Ecuador’s first goal was well worked by the South American side but ultimately it was the disarray and mistakes of this makeshift England defence that led to them being 1-0 down on the 8th minute. The goal was a lightning bolt of a header by Ecuador’s Enner Valencia but Luke Shaw, whether he has international experience or not, should do much better at basic practices like marking goal-side.


Not too long after, Ecuador again had England’s defence at sixs-and-sevens, making them look very unsettled as they passed the ball around England’s goal area, ultimately Foster handled the shot comfortably.

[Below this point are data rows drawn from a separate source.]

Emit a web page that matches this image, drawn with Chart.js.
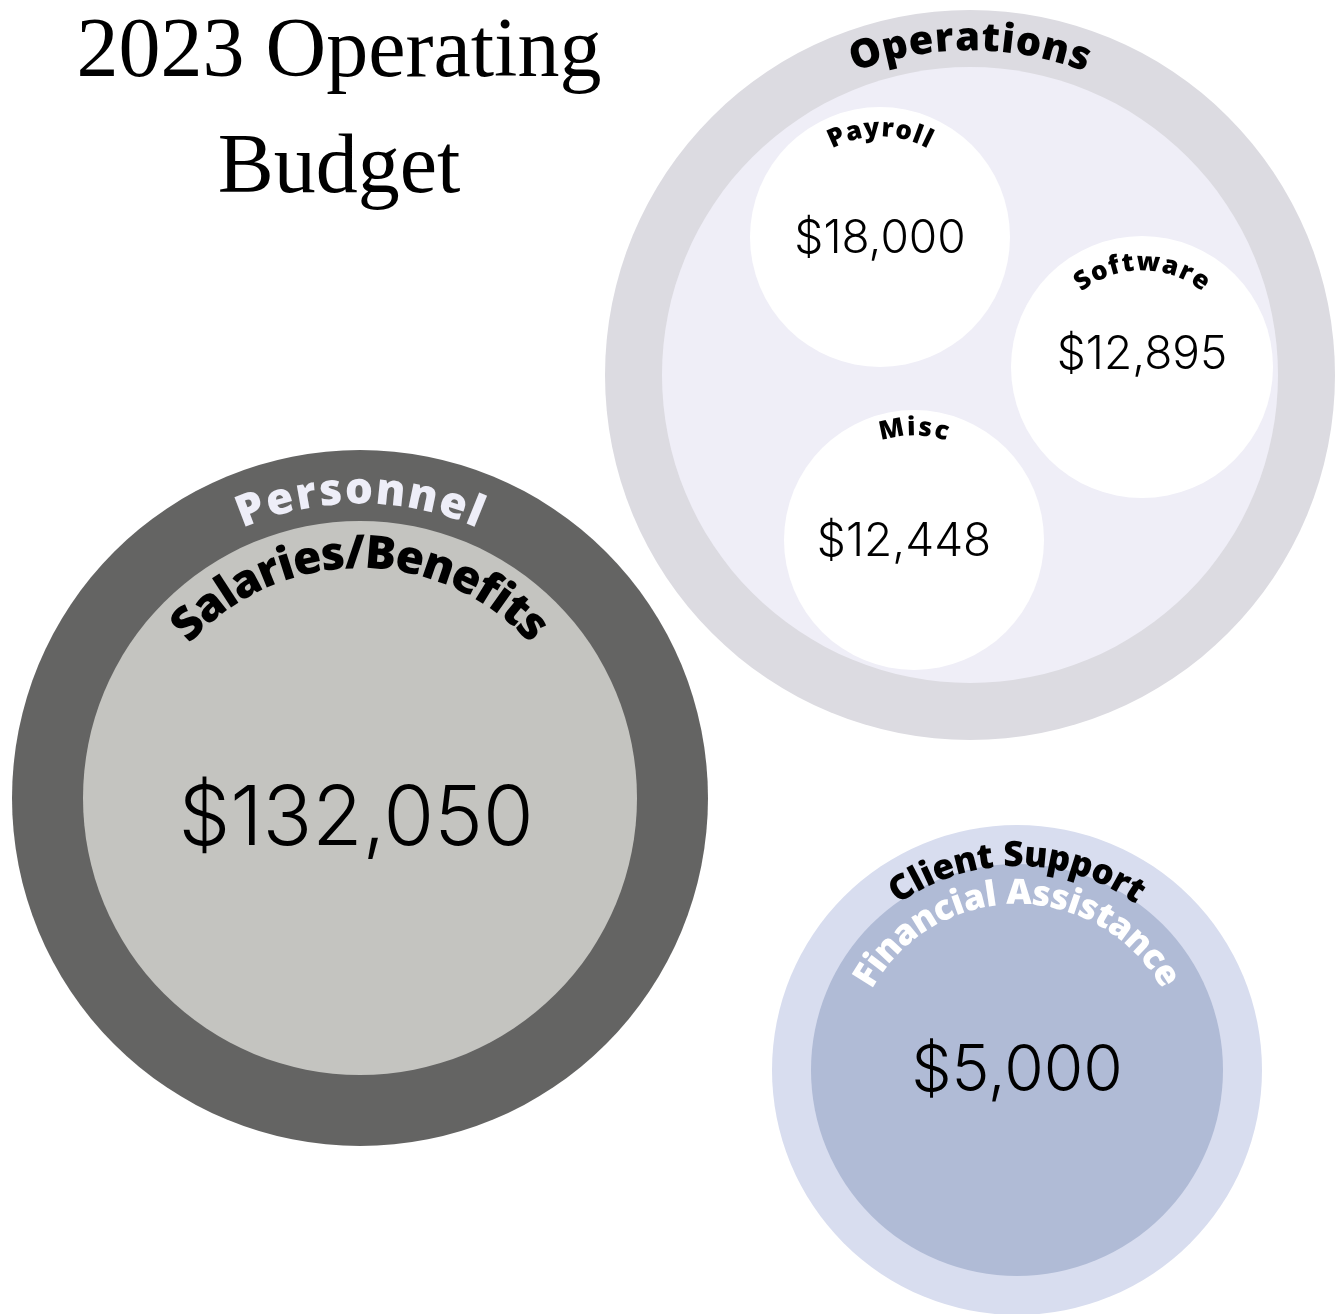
<!DOCTYPE html>
<html>
<head>
<meta charset="utf-8">
<script src="https://cdn.jsdelivr.net/npm/chart.js@4"></script>
<style>
  html, body { margin: 0; padding: 0; background: #fff; }
  #wrap { width: 1337px; height: 1314px; position: relative; }
</style>
</head>
<body>
<div id="wrap"><canvas id="budget"></canvas></div>
<script>
// --- data ---
const titleLines = ["2023 Operating", "Budget"];
const groupNames = ["Operations", "Personnel", "Client Support"];
const itemNames = ["Payroll", "Software", "Misc", "Salaries/Benefits", "Financial Assistance"];
const itemGroups = ["Operations", "Operations", "Operations", "Personnel", "Client Support"];
const itemAmounts = [18000, 12895, 12448, 132050, 5000];

// --- layout (axis units, hand placed like the original infographic) ---
const groupX = [970, 360, 1017];
const groupY = [375, 798, 1070];
const groupR = [365, 348, 245];
const groupInnerR = [308, 0, 0];
const itemX = [880, 1142, 914, 360, 1017];
const itemY = [237, 367, 540, 798, 1070];
const itemR = [130, 131, 130, 277, 206];

// --- styles ---
const groupColors = ["#dcdbe1", "#646463", "#d8ddef"];
const groupInnerColor = "#efeef7";
const itemColors = ["#ffffff", "#ffffff", "#ffffff", "#c4c4c0", "#b0bbd6"];
const groupLabel = [
  { r: 336, size: 40, color: "#000", sp: 1.5 },
  { r: 307, size: 44, color: "#eeeef8", sp: 3 },
  { r: 214, size: 35, color: "#000", sp: 0.5 }
];
const itemLabel = [
  { r: 108, size: 26, color: "#000", sp: 2 },
  { r: 104, size: 26, color: "#000", sp: 2.5 },
  { r: 112, size: 26, color: "#000", sp: 3 },
  { r: 243, size: 46, color: "#000", sp: 0 },
  { r: 176, size: 35, color: "#fff", sp: 0.5 }
];
const valueSize = [46, 46, 46, 82, 64];
const valueDx = [0, 0, -10, -4, 0];
const valueDy = [2, -12, 2, 22, 2];

const fmt = v => "$" + v.toLocaleString("en-US");

function arcText(ctx, text, cx, cy, radius, size, color, spacing) {
  ctx.save();
  ctx.font = "800 " + size + "px 'Open Sans', sans-serif";
  ctx.fillStyle = color;
  ctx.textAlign = "center";
  ctx.textBaseline = "middle";
  const chars = [...text];
  const widths = chars.map(c => ctx.measureText(c).width);
  const total = widths.reduce((a, b) => a + b, 0) + spacing * (chars.length - 1);
  let pos = -total / 2;
  chars.forEach((c, i) => {
    const mid = pos + widths[i] / 2;
    const a = -Math.PI / 2 + mid / radius;
    ctx.save();
    ctx.translate(cx + radius * Math.cos(a), cy + radius * Math.sin(a));
    ctx.rotate(a + Math.PI / 2);
    ctx.fillText(c, 0, 0);
    ctx.restore();
    pos += widths[i] + spacing;
  });
  ctx.restore();
}

const labelPlugin = {
  id: "labels",
  afterDatasetsDraw(chart) {
    const ctx = chart.ctx;
    const xs = chart.scales.x, ys = chart.scales.y;
    groupNames.forEach((g, i) => {
      const s = groupLabel[i];
      arcText(ctx, g, xs.getPixelForValue(groupX[i]), ys.getPixelForValue(groupY[i]), s.r, s.size, s.color, s.sp);
    });
    itemNames.forEach((n, i) => {
      const cx = xs.getPixelForValue(itemX[i]), cy = ys.getPixelForValue(itemY[i]);
      const s = itemLabel[i];
      arcText(ctx, n, cx, cy, s.r, s.size, s.color, s.sp);
      ctx.save();
      ctx.font = "300 " + valueSize[i] + "px 'Inter', sans-serif";
      ctx.fillStyle = "#000";
      ctx.textAlign = "center";
      ctx.textBaseline = "middle";
      ctx.fillText(fmt(itemAmounts[i]), cx + valueDx[i], cy + valueDy[i]);
      ctx.restore();
    });
    // title
    ctx.save();
    ctx.font = "400 84px 'Liberation Serif', serif";
    ctx.fillStyle = "#000";
    ctx.textAlign = "center";
    ctx.textBaseline = "alphabetic";
    ctx.fillText(titleLines[0], 339, 76);
    ctx.fillText(titleLines[1], 339, 192);
    ctx.restore();
  }
};

new Chart(document.getElementById("budget"), {
  type: "bubble",
  data: {
    datasets: [
      {
        label: "Items",
        data: itemNames.map((n, i) => ({ x: itemX[i], y: itemY[i], r: itemR[i] })),
        backgroundColor: itemColors,
        order: 0
      },
      {
        label: "Group area",
        data: groupNames.map((g, i) => ({ x: groupX[i], y: groupY[i], r: groupInnerR[i] })),
        backgroundColor: groupInnerColor,
        order: 1
      },
      {
        label: "Groups",
        data: groupNames.map((g, i) => ({ x: groupX[i], y: groupY[i], r: groupR[i] })),
        backgroundColor: groupColors,
        order: 2
      }
    ]
  },
  options: {
    responsive: true,
    maintainAspectRatio: false,
    animation: false,
    events: [],
    layout: { padding: 0, autoPadding: false },
    elements: { point: { borderWidth: 0, hoverRadius: 0 } },
    datasets: { bubble: { clip: false } },
    scales: {
      x: { type: "linear", min: 0, max: 1337, display: false },
      y: { type: "linear", min: 0, max: 1314, reverse: true, display: false }
    },
    plugins: {
      legend: { display: false },
      tooltip: { enabled: false },
      title: { display: false }
    }
  },
  plugins: [labelPlugin]
});
</script>
</body>
</html>
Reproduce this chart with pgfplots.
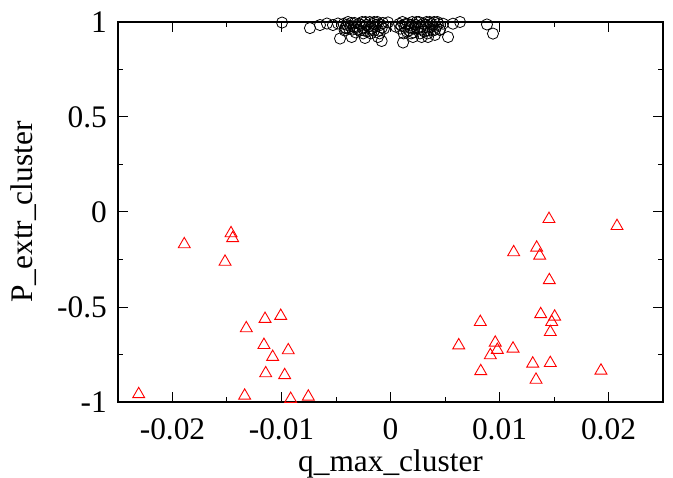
\documentclass[border=0pt]{standalone}
\usepackage{fontspec}
\setmainfont{Liberation Serif}
\usepackage{pgfplots}
\pgfplotsset{compat=1.18}
\begin{document}
\begin{tikzpicture}[font=\fontsize{31.5}{38}\selectfont]
\path[use as bounding box] (-118bp,-76bp) rectangle (555bp,402bp);
\begin{axis}[
  at={(0,0)}, anchor=south west,
  scale only axis, width=545bp, height=380bp,
  xmin=-0.025, xmax=0.025, ymin=-1, ymax=1,
  scaled ticks=false,
  clip=false,
  axis line style={line width=1.3bp},
  xtick={-0.02,-0.01,0,0.01,0.02},
  xticklabels={-0.02,-0.01,0,0.01,0.02},
  minor xtick={-0.015,-0.005,0.005,0.015},
  ytick={-1,-0.5,0,0.5,1},
  yticklabels={-1,-0.5,0,0.5,1},
  minor ytick={-0.75,-0.25,0.25,0.75},
  major tick length=10bp, minor tick length=5bp,
  tick style={black, line width=1bp},
  tick align=inside,
  xticklabel style={anchor=north, inner sep=0pt, yshift=-16bp},
  yticklabel style={anchor=east, inner sep=0pt, xshift=-11bp},
  xlabel={q\_max\_cluster},
  ylabel={P\_extr\_cluster},
  xlabel style={at={(axis description cs:0.5,-0.184)}, anchor=base, inner sep=0pt},
  ylabel style={at={(axis description cs:-0.157,0.5)}, anchor=base, inner sep=0pt},
]
\addplot[only marks, mark=o, mark size=5.6bp, black, line width=0.8bp] table {
x y
-0.00995 0.997
-0.00739 0.968
-0.00647 0.984
-0.00583 0.992
-0.00528 0.984
-0.00482 0.992
-0.00463 0.913
-0.00417 0.968
-0.00356 0.921
-0.00234 0.916
-0.00115 0.921
-0.00081 0.900
-0.00023 0.998
0.0005 0.975
-0.0043 0.99
-0.0041 0.97
-0.0039 1.00
-0.0037 0.98
-0.0035 0.96
-0.0033 0.995
-0.0031 0.975
-0.0029 0.99
-0.0028 0.955
-0.0026 1.00
-0.0024 0.97
-0.0022 0.985
-0.0021 0.95
-0.0019 1.00
-0.0017 0.965
-0.0016 0.99
-0.0014 0.975
-0.0012 1.00
-0.0011 0.955
-0.0009 0.985
-0.0008 0.97
-0.0007 0.995
-0.0025 0.94
-0.0032 0.945
-0.0018 0.94
-0.0010 0.94
-0.0042 0.955
-0.0040 0.985
-0.0036 0.995
-0.0034 0.975
-0.0030 0.96
-0.0027 0.985
-0.0023 1.00
-0.0020 0.975
-0.0015 0.955
-0.0013 0.985
-0.0006 0.965
-0.0038 0.965
-0.0024 0.955
-0.0015 1.00
0.0008 0.99
0.0009 0.965
0.0011 1.00
0.0013 0.975
0.0015 0.95
0.0016 0.99
0.0018 0.97
0.0020 1.00
0.0021 0.945
0.0023 0.985
0.0025 0.965
0.0026 1.00
0.0028 0.975
0.0030 0.99
0.0031 0.95
0.0033 1.00
0.0035 0.97
0.0037 0.99
0.0039 0.955
0.0040 1.00
0.0042 0.975
0.0044 0.99
0.0045 0.96
0.0012 0.94
0.0027 0.94
0.0010 0.98
0.0014 0.99
0.0017 0.955
0.0019 0.985
0.0022 0.965
0.0024 1.00
0.0029 0.96
0.0032 0.985
0.0034 0.955
0.0036 1.00
0.0038 0.975
0.0041 0.96
0.0043 1.00
0.0019 0.94
0.0034 0.94
0.00115 0.892
0.00206 0.921
0.00286 0.921
0.00344 0.921
0.00408 0.932
0.00454 0.958
0.00482 0.991
0.00528 0.921
0.00573 0.991
0.00638 1.0
0.00885 0.987
0.00940 0.939
};
\addplot[only marks, mark=triangle, mark size=6.9bp, red, line width=0.9bp] table {
x y
-0.01463 -0.112
-0.01448 -0.138
-0.01892 -0.170
-0.01518 -0.262
-0.01151 -0.563
-0.01007 -0.547
-0.01323 -0.612
-0.01161 -0.700
-0.00938 -0.728
-0.01081 -0.763
-0.01145 -0.849
-0.00971 -0.859
-0.02310 -0.959
-0.01338 -0.967
-0.00916 -0.984
-0.00754 -0.972
0.01454 -0.037
0.02078 -0.074
0.01130 -0.212
0.01341 -0.188
0.01369 -0.230
0.01457 -0.359
0.00824 -0.579
0.01378 -0.538
0.01506 -0.551
0.01479 -0.579
0.01466 -0.632
0.00626 -0.702
0.00961 -0.688
0.00980 -0.726
0.00916 -0.754
0.01124 -0.719
0.01305 -0.798
0.01466 -0.795
0.00828 -0.838
0.01335 -0.883
0.01931 -0.835
};
\end{axis}
\end{tikzpicture}
\end{document}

The game remained very open though, both teams having good chances, and with half an hour gone England equalized. It was a scrappy one and required a very strong call for handball against Ricky Lambert, who then back-heeled an attempt against the post. The ball ricocheted straight back and the new Liverpool man and Rooney both lashed at it, Rooney making the vital contact to put the ball in the net.


The second half started with no England changes, which hugely helped their strive to forge this group into a more solid unit and 6 minutes into the half they were ahead. Everton’s Ross Barkley produced another of his penetrating runs, bursting through the Ecuadorians and laying it up for Lambert, who thundered it home with the outside of his boot.


Oxlade-Chamberlain and Barkley both looked very potent for England, many times making runs that carved through their opponents with apparent ease, and both of these men made strong cases to be in Hodgson’s starting line-up in Brazil.

Raheem Sterling came on when The Ox was hurt in a hard challenge and knew he had to perform well, but he wasn’t on the pitch long enough to really make his mark before getting a harsh red card for a sliding tackle on Manchester United’s Antonio Valencia. It was debatable that Sterling even committed a foul but Valencia’s reaction of violence led the referee to over-react.


Ecuador substitute, Michael Arroyo of Mexican club Atlante, had been on the pitch for just 2 minutes when he leveled the scoreline with an absolute belter from outside the box. England gave him too much room and time and were punished for it.

The biggest concern for England is how Oxlade-Chamberlain has been affected by the challenge that saw him leave the field.


If England can shore up their defence, will the excitement of their dangerous attacking play be enough for them when they face the big nations?